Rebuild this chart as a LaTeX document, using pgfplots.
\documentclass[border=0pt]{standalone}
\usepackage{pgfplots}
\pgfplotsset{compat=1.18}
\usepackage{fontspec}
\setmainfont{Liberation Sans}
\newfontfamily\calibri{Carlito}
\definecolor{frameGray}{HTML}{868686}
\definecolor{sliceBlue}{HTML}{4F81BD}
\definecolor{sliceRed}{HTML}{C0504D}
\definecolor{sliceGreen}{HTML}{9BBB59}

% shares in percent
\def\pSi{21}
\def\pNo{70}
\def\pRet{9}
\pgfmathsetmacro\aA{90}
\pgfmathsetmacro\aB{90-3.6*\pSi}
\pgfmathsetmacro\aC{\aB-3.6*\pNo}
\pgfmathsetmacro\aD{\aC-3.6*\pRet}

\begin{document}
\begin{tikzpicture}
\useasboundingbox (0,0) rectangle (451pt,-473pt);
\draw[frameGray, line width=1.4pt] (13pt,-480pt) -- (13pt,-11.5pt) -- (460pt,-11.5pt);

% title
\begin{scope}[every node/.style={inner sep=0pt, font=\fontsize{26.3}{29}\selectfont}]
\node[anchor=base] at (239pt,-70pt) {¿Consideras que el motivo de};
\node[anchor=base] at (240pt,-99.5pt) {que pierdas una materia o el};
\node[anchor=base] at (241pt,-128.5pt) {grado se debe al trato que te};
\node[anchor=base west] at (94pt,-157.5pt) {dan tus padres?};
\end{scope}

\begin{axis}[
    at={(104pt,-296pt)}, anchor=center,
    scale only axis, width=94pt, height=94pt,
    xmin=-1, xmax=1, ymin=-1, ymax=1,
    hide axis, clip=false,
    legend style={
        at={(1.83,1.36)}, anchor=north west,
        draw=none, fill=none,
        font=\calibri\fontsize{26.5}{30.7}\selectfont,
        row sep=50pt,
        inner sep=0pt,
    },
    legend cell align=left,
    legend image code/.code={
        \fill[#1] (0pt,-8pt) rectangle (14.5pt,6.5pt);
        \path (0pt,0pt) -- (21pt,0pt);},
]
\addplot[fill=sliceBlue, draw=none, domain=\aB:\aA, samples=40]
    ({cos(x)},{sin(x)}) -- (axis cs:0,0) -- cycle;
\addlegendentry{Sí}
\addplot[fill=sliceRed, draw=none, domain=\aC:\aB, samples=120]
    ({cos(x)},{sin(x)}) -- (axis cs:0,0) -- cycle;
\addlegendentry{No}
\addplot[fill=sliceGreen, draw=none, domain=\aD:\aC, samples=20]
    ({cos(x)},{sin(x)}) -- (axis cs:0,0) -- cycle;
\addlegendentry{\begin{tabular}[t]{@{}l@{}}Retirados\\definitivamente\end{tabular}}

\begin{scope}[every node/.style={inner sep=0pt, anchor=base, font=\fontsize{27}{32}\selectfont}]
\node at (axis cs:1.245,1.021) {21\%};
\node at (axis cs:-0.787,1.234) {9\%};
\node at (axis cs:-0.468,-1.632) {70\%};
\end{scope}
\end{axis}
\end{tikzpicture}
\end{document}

···

Problem to solve – Print again each line of the listing above, exactly as it appears.

Task solution –
Rebuild this chart as a LaTeX document, using pgfplots.
\documentclass[border=0pt]{standalone}
\usepackage{pgfplots}
\pgfplotsset{compat=1.18}
\usepackage{fontspec}
\setmainfont{Liberation Sans}
\newfontfamily\calibri{Carlito}
\definecolor{frameGray}{HTML}{868686}
\definecolor{sliceBlue}{HTML}{4F81BD}
\definecolor{sliceRed}{HTML}{C0504D}
\definecolor{sliceGreen}{HTML}{9BBB59}

% shares in percent
\def\pSi{21}
\def\pNo{70}
\def\pRet{9}
\pgfmathsetmacro\aA{90}
\pgfmathsetmacro\aB{90-3.6*\pSi}
\pgfmathsetmacro\aC{\aB-3.6*\pNo}
\pgfmathsetmacro\aD{\aC-3.6*\pRet}

\begin{document}
\begin{tikzpicture}
\useasboundingbox (0,0) rectangle (451pt,-473pt);
\draw[frameGray, line width=1.4pt] (13pt,-480pt) -- (13pt,-11.5pt) -- (460pt,-11.5pt);

% title
\begin{scope}[every node/.style={inner sep=0pt, font=\fontsize{26.3}{29}\selectfont}]
\node[anchor=base] at (239pt,-70pt) {¿Consideras que el motivo de};
\node[anchor=base] at (240pt,-99.5pt) {que pierdas una materia o el};
\node[anchor=base] at (241pt,-128.5pt) {grado se debe al trato que te};
\node[anchor=base west] at (94pt,-157.5pt) {dan tus padres?};
\end{scope}

\begin{axis}[
    at={(104pt,-296pt)}, anchor=center,
    scale only axis, width=94pt, height=94pt,
    xmin=-1, xmax=1, ymin=-1, ymax=1,
    hide axis, clip=false,
    legend style={
        at={(1.83,1.36)}, anchor=north west,
        draw=none, fill=none,
        font=\calibri\fontsize{26.5}{30.7}\selectfont,
        row sep=50pt,
        inner sep=0pt,
    },
    legend cell align=left,
    legend image code/.code={
        \fill[#1] (0pt,-8pt) rectangle (14.5pt,6.5pt);
        \path (0pt,0pt) -- (21pt,0pt);},
]
\addplot[fill=sliceBlue, draw=none, domain=\aB:\aA, samples=40]
    ({cos(x)},{sin(x)}) -- (axis cs:0,0) -- cycle;
\addlegendentry{Sí}
\addplot[fill=sliceRed, draw=none, domain=\aC:\aB, samples=120]
    ({cos(x)},{sin(x)}) -- (axis cs:0,0) -- cycle;
\addlegendentry{No}
\addplot[fill=sliceGreen, draw=none, domain=\aD:\aC, samples=20]
    ({cos(x)},{sin(x)}) -- (axis cs:0,0) -- cycle;
\addlegendentry{\begin{tabular}[t]{@{}l@{}}Retirados\\definitivamente\end{tabular}}

\begin{scope}[every node/.style={inner sep=0pt, anchor=base, font=\fontsize{27}{32}\selectfont}]
\node at (axis cs:1.245,1.021) {21\%};
\node at (axis cs:-0.787,1.234) {9\%};
\node at (axis cs:-0.468,-1.632) {70\%};
\end{scope}
\end{axis}
\end{tikzpicture}
\end{document}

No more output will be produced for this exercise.